Immanuel Lutheran College, located in Eau Claire, Wisconsin, since 1963, is a high school, college, and seminary campus of the Church of the Lutheran Confession (CLC).

== History ==
Immanuel Lutheran College began in 1959 in Mankato, Minnesota, where it was founded by Immanuel Lutheran Church. Student originally took secular courses at Minnesota State University and religion courses at the college. It was incorporated into the Church of the Lutheran Confession (CLC) in 1961, and a new building was constructed in Eau Claire, Wisconsin, in 1963, where classes began in September of that year.

== High school ==
Immanuel Lutheran High School enrolls 110–120 students in grades 9–12 each year, making it the largest section of Immanuel's three levels of schooling. The school is residential, and students take traditional high school courses along with religion classes. The high school also offers various athletic and extracurricular events for students.

=== Athletics ===
Immanuel Lutheran High School's athletic teams are known as the Lancers, and their colors are green and gold. They have been affiliated with the Dairyland Conference since 2000.
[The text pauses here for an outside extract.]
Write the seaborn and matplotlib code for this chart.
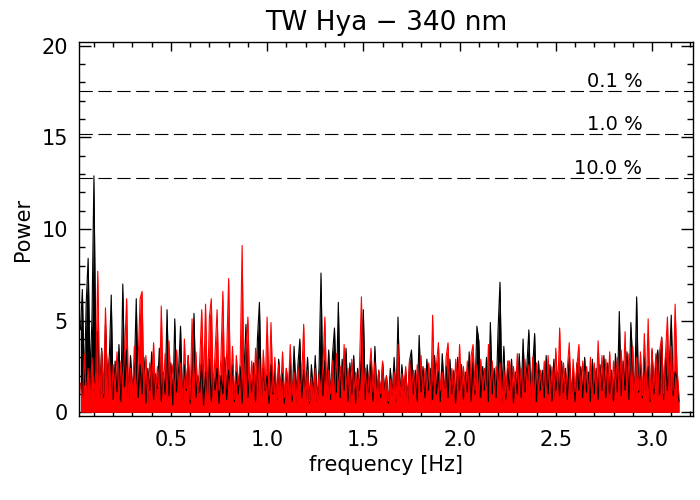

==== Athletic conference affiliation history ====

- West Central Conference (1966–1977)
- Dairyland Conference (2000–present)

== College ==
Immanuel Lutheran College is also residential, and it offers four degrees:

- Associate of Arts in Liberal Arts
- Bachelor of Science in Elementary Education
- Bachelor of Arts in Pre-Theology
- Bachelor of Arts in Religious Studies

It also has a college choir, which has had small tours in the United States performing at CLC churches.

== Seminary ==
Immanuel Lutheran Seminary is a three-year seminary program which exists to train men as pastors for CLC-associated churches. The seminary does not enroll women.

== Campus ==
The college sits on 80 acre of land and is composed of several buildings, including the Academic Center, Ingram Hall (seminary building), three dormitories (segregated by gender), and the Commons. The school also has a field house near its athletic fields, and a set of ten houses for professors called Prof Row.